Die Erfolge der Familienfremden seitdem gaben der alten Dame und ihren Töchtern recht, sich auf den Sachverstand erlesener Externer zu verlassen. Mit Robert Bauer etwa hievten die Experten im Aufsichtsrat 2000 einen promovierten Elektrotechnik-Ingenieur und Fachmann auf dem Gebiet der Halbleiter-Optoelektronik in den Vorstand und 2006 an die Unternehmensspitze.
Der heute 56-Jährige erwies sich als Glücksgriff. Er steigerte die Einnahmen in den vergangenen neun Jahren um fast 80 Prozent. Allein in den zurückliegenden fünf Jahren erhöhte er das Jahresergebnis um rund 75 Prozent auf knapp 91 Millionen Euro 2015. Davon schütteten sich die Eigentümer zum 70-jährigen Firmenjubiläum 1,40 Euro pro Aktie aus, rund 35 Millionen Euro, doppelt so viel wie in gewöhnlichen Jahren.

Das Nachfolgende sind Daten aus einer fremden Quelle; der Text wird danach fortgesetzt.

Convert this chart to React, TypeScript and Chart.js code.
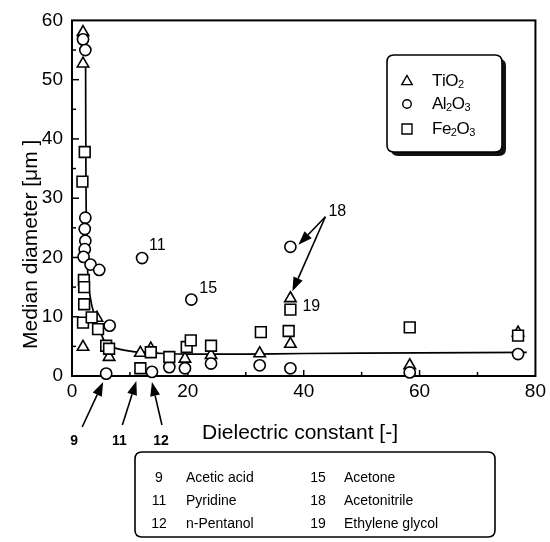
import { useEffect, useRef } from 'react';
import { Chart, registerables } from 'chart.js';

Chart.register(...registerables);

// ---------- data ----------
const xTickValues = [0, 20, 40, 60, 80];
const yTickValues = [0, 10, 20, 30, 40, 50, 60];

const tio2X = [1.9, 1.9, 1.9, 4.3, 6.4, 11.8, 13.6, 19.5, 24.0, 32.4, 37.7, 37.7, 58.3, 77.0];
const tio2Y = [58.0, 52.7, 4.9, 9.8, 3.2, 3.9, 4.6, 2.9, 3.5, 3.8, 13.1, 5.4, 1.8, 7.3];

const al2o3X = [1.9, 2.3, 2.3, 2.2, 2.3, 2.2, 2.0, 3.2, 4.7, 6.5, 5.9, 12.1, 13.8, 16.8, 19.5, 20.6, 24.0, 32.4, 37.7, 37.7, 58.3, 77.0];
const al2o3Y = [56.8, 55.0, 26.7, 24.8, 22.8, 21.4, 20.1, 18.8, 17.9, 8.5, 0.4, 19.9, 0.7, 1.5, 1.3, 12.9, 2.1, 1.8, 1.3, 21.8, 0.6, 3.7];

const fe2o3X = [2.2, 1.8, 2.05, 2.1, 2.1, 1.9, 3.4, 4.5, 5.9, 6.4, 11.8, 13.6, 16.8, 19.8, 20.5, 24.0, 32.6, 37.4, 37.7, 58.3, 77.0];
const fe2o3Y = [37.8, 32.8, 16.2, 15.0, 12.1, 9.0, 9.9, 7.9, 5.1, 4.6, 1.3, 4.0, 3.2, 4.9, 6.0, 5.1, 7.4, 7.6, 11.2, 8.2, 6.8];

// guide curve drawn through the data
const curveX = [2.35, 2.4, 2.5, 2.8, 3.4, 4.2, 5.0, 5.9, 7.5, 10, 12, 16, 20, 30, 40, 60, 78.5];
const curveY = [52.5, 35, 25, 16, 12, 9.3, 7.2, 5.4, 4.7, 4.2, 4.0, 3.8, 3.7, 3.7, 3.8, 3.9, 4.0];

const seriesLabels = ['TiO2', 'Al2O3', 'Fe2O3'];

const solventIds = ['9', '11', '12', '15', '18', '19'];
const solventNames = ['Acetic acid', 'Pyridine', 'n-Pentanol', 'Acetone', 'Acetonitrile', 'Ethylene glycol'];

const FONT = '"Liberation Sans", Arial, Helvetica, sans-serif';

function pts(xs: number[], ys: number[]) {
  return xs.map((x, i) => ({ x, y: ys[i] }));
}

function drawArrow(ctx: CanvasRenderingContext2D, x1: number, y1: number, x2: number, y2: number) {
  const ang = Math.atan2(y2 - y1, x2 - x1);
  const hl = 14;
  const hw = 5;
  const bx = x2 - hl * Math.cos(ang);
  const by = y2 - hl * Math.sin(ang);
  ctx.beginPath();
  ctx.moveTo(x1, y1);
  ctx.lineTo(bx, by);
  ctx.stroke();
  ctx.beginPath();
  ctx.moveTo(x2, y2);
  ctx.lineTo(bx + hw * Math.sin(ang), by - hw * Math.cos(ang));
  ctx.lineTo(bx - hw * Math.sin(ang), by + hw * Math.cos(ang));
  ctx.closePath();
  ctx.fill();
}

function drawChem(ctx: CanvasRenderingContext2D, text: string, x: number, y: number) {
  let cx = x;
  for (const ch of text) {
    if (/[0-9]/.test(ch)) {
      ctx.font = `11px ${FONT}`;
      ctx.fillText(ch, cx, y + 4);
      cx += ctx.measureText(ch).width - 0.5;
    } else {
      ctx.font = `17px ${FONT}`;
      ctx.fillText(ch, cx, y);
      cx += ctx.measureText(ch).width - 0.5;
    }
  }
}

function symbol(ctx: CanvasRenderingContext2D, kind: number, x: number, y: number, s: number) {
  ctx.beginPath();
  if (kind === 0) {
    ctx.moveTo(x, y - s);
    ctx.lineTo(x + s * 0.95, y + s * 0.65);
    ctx.lineTo(x - s * 0.95, y + s * 0.65);
    ctx.closePath();
  } else if (kind === 1) {
    ctx.arc(x, y, s * 0.85, 0, Math.PI * 2);
  } else {
    ctx.rect(x - s, y - s, 2 * s, 2 * s);
  }
  ctx.fillStyle = '#fff';
  ctx.fill();
  ctx.stroke();
}

function roundRect(ctx: CanvasRenderingContext2D, x: number, y: number, w: number, h: number, r: number) {
  ctx.beginPath();
  ctx.moveTo(x + r, y);
  ctx.lineTo(x + w - r, y);
  ctx.quadraticCurveTo(x + w, y, x + w, y + r);
  ctx.lineTo(x + w, y + h - r);
  ctx.quadraticCurveTo(x + w, y + h, x + w - r, y + h);
  ctx.lineTo(x + r, y + h);
  ctx.quadraticCurveTo(x, y + h, x, y + h - r);
  ctx.lineTo(x, y + r);
  ctx.quadraticCurveTo(x, y, x + r, y);
  ctx.closePath();
}

const decor = {
  id: 'decor',
  beforeDatasetsDraw(chart: any) {
    const { ctx, chartArea: a, scales } = chart;
    const xs = scales.x;
    const ys = scales.y;
    ctx.save();
    ctx.strokeStyle = '#000';
    ctx.lineWidth = 2;
    ctx.strokeRect(a.left, a.top, a.right - a.left, a.bottom - a.top);
    ctx.lineWidth = 1.5;
    for (let v = 5; v < 60; v += 5) {
      const py = ys.getPixelForValue(v);
      const len = v % 10 === 0 ? 7 : 4;
      ctx.beginPath();
      ctx.moveTo(a.left, py);
      ctx.lineTo(a.left + len, py);
      ctx.stroke();
    }
    for (let v = 10; v < 80; v += 10) {
      const px = xs.getPixelForValue(v);
      const len = v % 20 === 0 ? 6 : 4;
      ctx.beginPath();
      ctx.moveTo(px, a.bottom);
      ctx.lineTo(px, a.bottom - len);
      ctx.stroke();
    }
    ctx.restore();
  },
  afterDraw(chart: any) {
    const { ctx, chartArea: a, scales } = chart;
    const xs = scales.x;
    const ys = scales.y;
    const P = (x: number, y: number) => [xs.getPixelForValue(x), ys.getPixelForValue(y)];
    ctx.save();
    ctx.fillStyle = '#000';
    ctx.strokeStyle = '#000';

    // axis titles
    ctx.font = `21px ${FONT}`;
    ctx.textAlign = 'center';
    ctx.textBaseline = 'middle';
    ctx.fillText('Dielectric constant [-]', 300, 433);
    ctx.save();
    ctx.translate(31, 349);
    ctx.rotate(-Math.PI / 2);
    ctx.textAlign = 'left';
    ctx.fillText('Median diameter [μm ]', 0, 0);
    ctx.restore();

    // in-plot labels
    ctx.font = `16px ${FONT}`;
    ctx.textAlign = 'left';
    const [p11x, p11y] = P(al2o3X[11], al2o3Y[11]);
    ctx.fillText(solventIds[1], p11x + 7, p11y - 12);
    const [p15x, p15y] = P(al2o3X[15], al2o3Y[15]);
    ctx.fillText(solventIds[3], p15x + 8, p15y - 11);
    const [t19x, t19y] = P(tio2X[10], tio2Y[10]);
    ctx.fillText(solventIds[5], t19x + 12, t19y + 8);
    const [c18x, c18y] = P(al2o3X[19], al2o3Y[19]);
    ctx.fillText(solventIds[4], t19x + 38, c18y - 35);

    // 18 arrows
    ctx.lineWidth = 1.6;
    drawArrow(ctx, t19x + 35, c18y - 30, c18x + 8, c18y - 2);
    drawArrow(ctx, t19x + 35, c18y - 30, t19x + 2, t19y - 7);

    // bottom arrows
    ctx.font = `bold 14px ${FONT}`;
    ctx.textAlign = 'center';
    const [a9x] = P(al2o3X[10], 0);
    drawArrow(ctx, a9x - 24, a.bottom + 51, a9x - 3, a.bottom + 6);
    ctx.fillText(solventIds[0], a9x - 32, a.bottom + 65);
    const [a11x] = P(fe2o3X[10], 0);
    drawArrow(ctx, a11x - 18, a.bottom + 49, a11x - 4, a.bottom + 5);
    ctx.fillText(solventIds[1], a11x - 21, a.bottom + 65);
    const [a12x] = P(al2o3X[12], 0);
    drawArrow(ctx, a12x + 10, a.bottom + 49, a12x, a.bottom + 6);
    ctx.fillText(solventIds[2], a12x + 9, a.bottom + 65);

    // series legend (top-right)
    const lx = 387, ly = 55, lw = 115, lh = 97;
    ctx.fillStyle = '#111';
    roundRect(ctx, lx + 4, ly + 4, lw, lh, 7);
    ctx.fill();
    ctx.fillStyle = '#fff';
    roundRect(ctx, lx, ly, lw, lh, 7);
    ctx.fill();
    ctx.lineWidth = 1.6;
    ctx.stroke();
    const rowY = [81, 104, 129];
    ctx.lineWidth = 1.4;
    for (let i = 0; i < 3; i++) {
      symbol(ctx, i, 407, rowY[i], i === 0 ? 5.5 : 5);
      ctx.fillStyle = '#000';
      ctx.textAlign = 'left';
      ctx.textBaseline = 'middle';
      drawChem(ctx, seriesLabels[i], 432, rowY[i]);
    }

    // solvent key (bottom)
    ctx.lineWidth = 1.6;
    ctx.strokeStyle = '#000';
    roundRect(ctx, 135, 452, 360, 85, 7);
    ctx.stroke();
    ctx.fillStyle = '#000';
    ctx.font = `14px ${FONT}`;
    const keyRows = [478, 501, 524];
    for (let i = 0; i < solventIds.length; i++) {
      const col = Math.floor(i / 3);
      const row = i % 3;
      ctx.textAlign = 'center';
      ctx.fillText(solventIds[i], col === 0 ? 159 : 318, keyRows[row]);
      ctx.textAlign = 'left';
      ctx.fillText(solventNames[i], col === 0 ? 186 : 344, keyRows[row]);
    }
    ctx.restore();
  },
};

export default function App() {
  const ref = useRef<HTMLCanvasElement>(null);
  useEffect(() => {
    if (!ref.current) return;
    const common = {
      showLine: false,
      backgroundColor: '#fff',
      borderColor: '#000',
      borderWidth: 1.6,
      clip: false as any,
    };
    const chart = new Chart(ref.current, {
      type: 'scatter',
      data: {
        datasets: [
          {
            label: 'curve',
            data: pts(curveX, curveY),
            showLine: true,
            pointRadius: 0,
            borderColor: '#000',
            borderWidth: 1.7,
            tension: 0.3,
            order: 4,
          } as any,
          { ...common, label: seriesLabels[0], data: pts(tio2X, tio2Y), pointStyle: 'triangle', pointRadius: 6.6, order: 3 },
          { ...common, label: seriesLabels[1], data: pts(al2o3X, al2o3Y), pointStyle: 'circle', pointRadius: 5.6, order: 2 },
          { ...common, label: seriesLabels[2], data: pts(fe2o3X, fe2o3Y), pointStyle: 'rect', pointRadius: 7.6, order: 1 },
        ],
      },
      options: {
        animation: false,
        responsive: false,
        devicePixelRatio: 1,
        layout: { padding: { top: 15, right: 10, left: 0, bottom: 0 } },
        plugins: { legend: { display: false }, tooltip: { enabled: false } },
        scales: {
          x: {
            type: 'linear',
            min: 0,
            max: 80,
            afterBuildTicks: (s: any) => { s.ticks = xTickValues.map((v) => ({ value: v })); },
            afterFit: (s: any) => { s.height = 166; },
            ticks: { color: '#000', font: { size: 19, family: FONT }, padding: 4, maxRotation: 0 },
            grid: { display: false, drawTicks: false },
            border: { display: false },
          },
          y: {
            type: 'linear',
            min: 0,
            max: 60,
            afterBuildTicks: (s: any) => { s.ticks = yTickValues.map((v) => ({ value: v })); },
            afterFit: (s: any) => { s.width = 72; },
            ticks: { color: '#000', font: { size: 19, family: FONT }, padding: 9 },
            grid: { display: false, drawTicks: false },
            border: { display: false },
          },
        },
      } as any,
      plugins: [decor],
    });
    return () => chart.destroy();
  }, []);
  return (
    <div style={{ position: 'absolute', left: 0, top: 0, width: 550, height: 542, background: '#fff' }}>
      <canvas ref={ref} width={550} height={542} style={{ display: 'block', width: 550, height: 542 }} />
    </div>
  );
}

Ein vollständiges Eigenleben ohne die Eigentümer führen Vorstand und Aufsichtsrat bei Sick dennoch nicht. „Die Eigentümerrechte sind nicht verdünnt“, sagt Kontrolleur Horst Wildemann, Betriebswirtschaftsprofessor aus München und Spezialist für flexible Fertigung. An der Gründergattin sowie ihren Töchtern im Aufsichtsrat führe praktisch kein Weg vorbei.
Deren Einfluss sei durchaus stark, meint Hermann Spieß, IG Metaller und Arbeitnehmervertreter im Aufsichtsrat. Dieser konzentriere sich allerdings nicht auf das Tagesgeschäft, sondern auf die Unternehmenskultur. Die zeichne sich durch ein außergewöhnliches Miteinander aus.
Um ins Unternehmen hineinzuwirken, gehen Mutter und Töchter verschiedene Wege. Erbin Sick-Thies etwa studiert gern bis ins Detail die Lebensläufe von Bewerbern. Einmal fiel ihr auf, dass ein Kandidat für einen Topjob unter anderem an der Entwicklung von Streubomben mitgearbeitet hatte. Daraufhin intervenierte sie beim Sick-Vorstand, weil ihr Vater nach dem Krieg jedwede Produktion für die Rüstung für immer ausgeschlossen hatte. Der Bewerber blieb außen vor.
Die Gattin des Gründers hat ihren Einfluss rechtlich abgesichert. Wer im Amtsgericht Freiburg Einblick nimmt in den Gesellschaftervertrag der Sick Holding, stößt auf einen interessanten Passus. Danach hat die Gründergattin 2009 für 25 Euro einen Sonderrechtsanteil an der Holding gezeichnet. Der erlaubt ihr, alles, was ihre ältere Tochter und deren Sohn als Mehrheitsaktionäre bei Sick durchdrücken könnten, mit einem Veto zu stoppen und das, bis dass der Tod sie scheidet.